### WRITTEN REQUEST
Filter the records for lines holding the string "matplotlib".

### RECORDS FOR THIS TASK
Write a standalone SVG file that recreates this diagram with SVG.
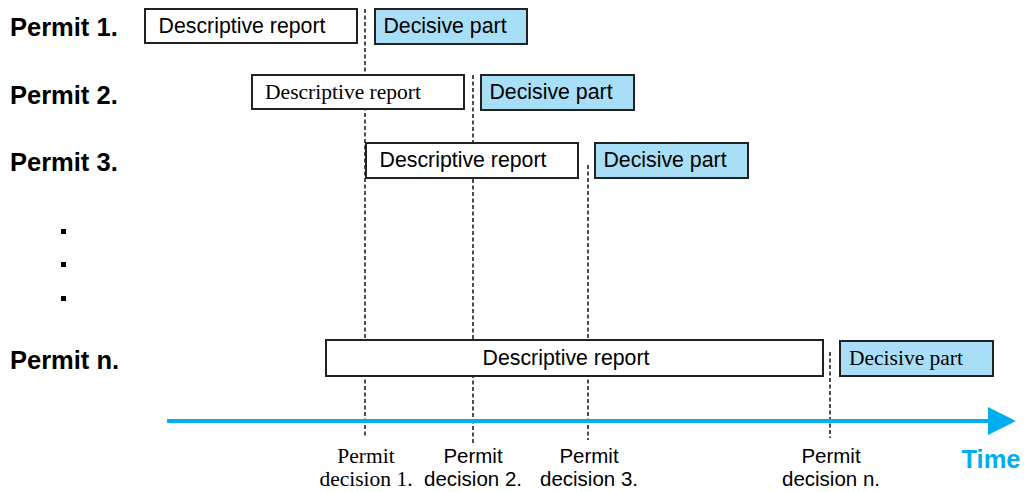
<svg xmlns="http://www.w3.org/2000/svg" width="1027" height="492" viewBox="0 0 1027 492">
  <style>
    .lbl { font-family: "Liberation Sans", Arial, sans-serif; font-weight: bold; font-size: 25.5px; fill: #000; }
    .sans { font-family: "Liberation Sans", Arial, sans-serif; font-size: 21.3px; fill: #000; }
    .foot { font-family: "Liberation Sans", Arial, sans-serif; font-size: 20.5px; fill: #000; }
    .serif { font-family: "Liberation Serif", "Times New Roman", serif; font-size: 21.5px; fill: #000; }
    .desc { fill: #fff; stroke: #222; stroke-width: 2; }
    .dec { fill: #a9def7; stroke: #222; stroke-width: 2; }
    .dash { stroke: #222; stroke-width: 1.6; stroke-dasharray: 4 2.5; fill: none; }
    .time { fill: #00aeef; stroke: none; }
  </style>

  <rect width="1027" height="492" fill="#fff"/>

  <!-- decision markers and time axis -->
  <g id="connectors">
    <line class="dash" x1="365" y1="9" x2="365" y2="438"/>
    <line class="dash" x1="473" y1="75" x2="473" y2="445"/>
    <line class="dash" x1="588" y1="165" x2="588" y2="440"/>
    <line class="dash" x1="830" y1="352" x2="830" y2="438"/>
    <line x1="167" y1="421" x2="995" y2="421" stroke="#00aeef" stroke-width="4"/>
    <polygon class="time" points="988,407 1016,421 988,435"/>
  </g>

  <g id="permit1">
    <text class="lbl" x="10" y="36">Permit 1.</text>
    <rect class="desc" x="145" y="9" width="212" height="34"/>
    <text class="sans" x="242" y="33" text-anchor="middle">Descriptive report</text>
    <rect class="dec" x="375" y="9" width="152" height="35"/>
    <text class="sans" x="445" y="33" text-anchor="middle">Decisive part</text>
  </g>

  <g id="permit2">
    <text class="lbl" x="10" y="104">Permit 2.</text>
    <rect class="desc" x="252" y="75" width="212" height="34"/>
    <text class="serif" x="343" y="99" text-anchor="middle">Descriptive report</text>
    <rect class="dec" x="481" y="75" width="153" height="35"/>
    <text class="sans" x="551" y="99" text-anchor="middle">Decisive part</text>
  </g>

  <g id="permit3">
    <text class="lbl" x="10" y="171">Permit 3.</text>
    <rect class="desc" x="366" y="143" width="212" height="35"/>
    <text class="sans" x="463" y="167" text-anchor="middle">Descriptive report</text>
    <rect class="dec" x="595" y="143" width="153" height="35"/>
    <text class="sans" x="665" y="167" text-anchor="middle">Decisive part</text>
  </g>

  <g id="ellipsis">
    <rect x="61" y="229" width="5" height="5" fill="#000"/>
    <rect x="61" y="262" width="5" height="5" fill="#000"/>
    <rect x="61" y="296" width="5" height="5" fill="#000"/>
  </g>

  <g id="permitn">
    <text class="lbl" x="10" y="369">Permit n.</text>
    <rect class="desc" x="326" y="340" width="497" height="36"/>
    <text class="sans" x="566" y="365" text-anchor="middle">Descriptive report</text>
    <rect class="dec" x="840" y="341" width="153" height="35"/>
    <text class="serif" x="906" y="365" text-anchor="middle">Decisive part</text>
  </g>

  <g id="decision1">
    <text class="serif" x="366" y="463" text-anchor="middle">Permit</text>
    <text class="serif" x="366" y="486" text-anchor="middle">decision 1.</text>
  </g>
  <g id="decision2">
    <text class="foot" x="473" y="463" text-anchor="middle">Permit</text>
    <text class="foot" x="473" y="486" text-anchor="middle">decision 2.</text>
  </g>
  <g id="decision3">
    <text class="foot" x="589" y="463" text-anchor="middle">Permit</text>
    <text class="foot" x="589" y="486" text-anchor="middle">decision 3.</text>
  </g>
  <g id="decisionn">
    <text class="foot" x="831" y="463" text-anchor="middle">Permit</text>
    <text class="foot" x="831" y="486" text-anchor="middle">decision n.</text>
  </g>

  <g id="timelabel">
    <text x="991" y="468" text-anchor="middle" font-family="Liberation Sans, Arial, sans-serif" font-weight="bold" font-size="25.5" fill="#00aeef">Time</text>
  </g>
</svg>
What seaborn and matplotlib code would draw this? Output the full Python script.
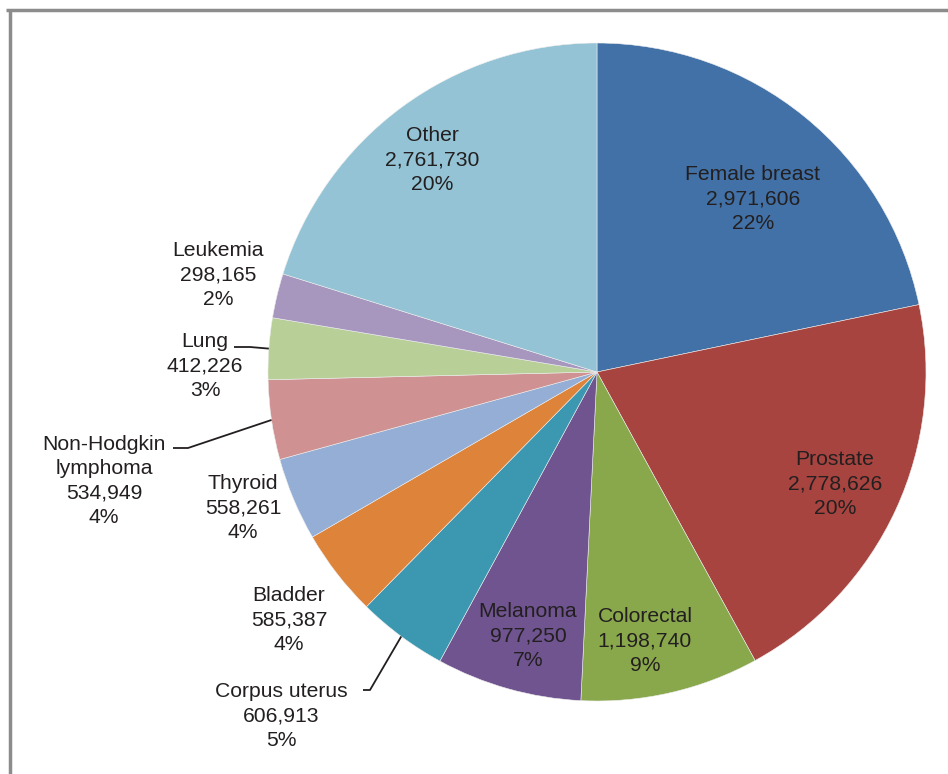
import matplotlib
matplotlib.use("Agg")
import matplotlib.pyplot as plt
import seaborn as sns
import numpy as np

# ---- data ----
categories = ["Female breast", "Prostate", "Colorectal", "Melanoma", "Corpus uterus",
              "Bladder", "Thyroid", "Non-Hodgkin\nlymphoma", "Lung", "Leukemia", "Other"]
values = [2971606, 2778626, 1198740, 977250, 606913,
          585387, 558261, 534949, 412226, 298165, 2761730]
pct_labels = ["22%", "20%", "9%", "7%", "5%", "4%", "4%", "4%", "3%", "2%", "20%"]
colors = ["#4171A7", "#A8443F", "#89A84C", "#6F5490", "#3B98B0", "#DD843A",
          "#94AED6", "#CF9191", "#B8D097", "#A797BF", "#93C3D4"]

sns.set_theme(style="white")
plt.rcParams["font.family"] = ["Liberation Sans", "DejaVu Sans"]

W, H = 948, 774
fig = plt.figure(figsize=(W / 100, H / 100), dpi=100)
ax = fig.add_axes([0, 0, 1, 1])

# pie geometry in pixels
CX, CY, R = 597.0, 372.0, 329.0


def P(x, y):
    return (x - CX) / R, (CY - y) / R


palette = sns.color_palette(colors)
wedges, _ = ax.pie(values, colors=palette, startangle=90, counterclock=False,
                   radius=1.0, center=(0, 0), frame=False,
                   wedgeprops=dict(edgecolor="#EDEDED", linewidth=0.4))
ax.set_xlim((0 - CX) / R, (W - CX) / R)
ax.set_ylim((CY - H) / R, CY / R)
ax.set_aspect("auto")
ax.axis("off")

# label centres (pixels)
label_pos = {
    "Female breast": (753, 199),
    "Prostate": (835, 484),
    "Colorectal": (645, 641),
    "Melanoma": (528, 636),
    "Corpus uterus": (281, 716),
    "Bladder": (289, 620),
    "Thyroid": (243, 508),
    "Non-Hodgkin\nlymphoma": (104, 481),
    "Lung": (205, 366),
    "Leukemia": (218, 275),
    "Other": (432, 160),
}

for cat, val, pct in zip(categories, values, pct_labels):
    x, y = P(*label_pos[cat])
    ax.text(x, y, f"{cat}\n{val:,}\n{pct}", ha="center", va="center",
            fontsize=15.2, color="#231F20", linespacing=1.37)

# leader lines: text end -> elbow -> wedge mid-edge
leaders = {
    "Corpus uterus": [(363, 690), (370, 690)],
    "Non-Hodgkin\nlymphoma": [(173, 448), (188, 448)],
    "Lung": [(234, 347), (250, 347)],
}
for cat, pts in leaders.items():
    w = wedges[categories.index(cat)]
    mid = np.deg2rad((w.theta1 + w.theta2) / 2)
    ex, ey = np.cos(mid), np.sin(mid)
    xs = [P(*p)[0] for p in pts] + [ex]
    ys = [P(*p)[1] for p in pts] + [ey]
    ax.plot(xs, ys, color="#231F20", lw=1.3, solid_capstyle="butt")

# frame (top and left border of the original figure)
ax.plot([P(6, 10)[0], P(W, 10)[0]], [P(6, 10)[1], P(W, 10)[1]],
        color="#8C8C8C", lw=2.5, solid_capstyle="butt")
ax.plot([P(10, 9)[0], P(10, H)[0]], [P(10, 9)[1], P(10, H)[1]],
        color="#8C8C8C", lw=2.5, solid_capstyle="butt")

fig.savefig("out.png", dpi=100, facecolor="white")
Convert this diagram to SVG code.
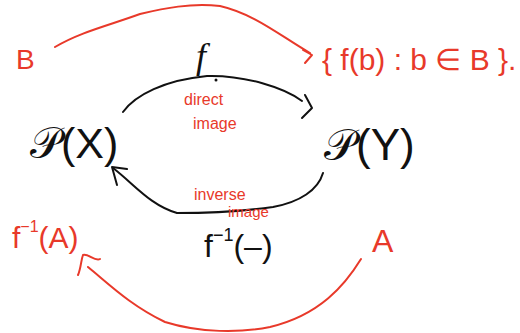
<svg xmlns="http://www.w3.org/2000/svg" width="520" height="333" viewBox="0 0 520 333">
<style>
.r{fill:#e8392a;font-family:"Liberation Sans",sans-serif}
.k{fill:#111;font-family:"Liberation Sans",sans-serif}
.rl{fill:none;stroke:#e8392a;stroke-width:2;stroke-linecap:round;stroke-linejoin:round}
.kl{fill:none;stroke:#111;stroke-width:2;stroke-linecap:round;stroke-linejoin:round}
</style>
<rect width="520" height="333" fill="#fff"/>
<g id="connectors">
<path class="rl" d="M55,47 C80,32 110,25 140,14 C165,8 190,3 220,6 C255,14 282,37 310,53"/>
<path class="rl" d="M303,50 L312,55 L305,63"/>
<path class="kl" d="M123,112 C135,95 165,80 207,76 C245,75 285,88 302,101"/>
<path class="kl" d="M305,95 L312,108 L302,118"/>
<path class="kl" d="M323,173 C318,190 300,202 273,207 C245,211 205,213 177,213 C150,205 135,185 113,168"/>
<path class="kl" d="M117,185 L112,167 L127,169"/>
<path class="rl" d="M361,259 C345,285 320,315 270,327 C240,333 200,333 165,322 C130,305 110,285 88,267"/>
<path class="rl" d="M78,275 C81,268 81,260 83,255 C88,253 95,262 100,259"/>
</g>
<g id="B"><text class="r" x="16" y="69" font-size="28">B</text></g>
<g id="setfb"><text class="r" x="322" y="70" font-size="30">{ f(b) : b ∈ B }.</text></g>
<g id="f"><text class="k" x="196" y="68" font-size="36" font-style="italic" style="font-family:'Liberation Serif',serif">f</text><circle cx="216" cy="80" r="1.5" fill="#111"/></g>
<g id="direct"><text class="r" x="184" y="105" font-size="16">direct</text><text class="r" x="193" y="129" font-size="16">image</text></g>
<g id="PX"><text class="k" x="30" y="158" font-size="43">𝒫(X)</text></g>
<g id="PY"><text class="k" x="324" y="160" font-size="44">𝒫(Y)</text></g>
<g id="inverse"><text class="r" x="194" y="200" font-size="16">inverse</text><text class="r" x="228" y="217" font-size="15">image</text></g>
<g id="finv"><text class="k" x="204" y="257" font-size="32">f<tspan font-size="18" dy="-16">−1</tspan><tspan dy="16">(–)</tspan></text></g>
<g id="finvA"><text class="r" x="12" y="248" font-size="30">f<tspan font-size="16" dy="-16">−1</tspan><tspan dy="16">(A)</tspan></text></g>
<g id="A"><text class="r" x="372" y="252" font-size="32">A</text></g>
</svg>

### ANSWER TO THIS PROBLEM
What seaborn and matplotlib code would draw this? Output the full Python script.
import matplotlib
matplotlib.use("Agg")
import matplotlib.pyplot as plt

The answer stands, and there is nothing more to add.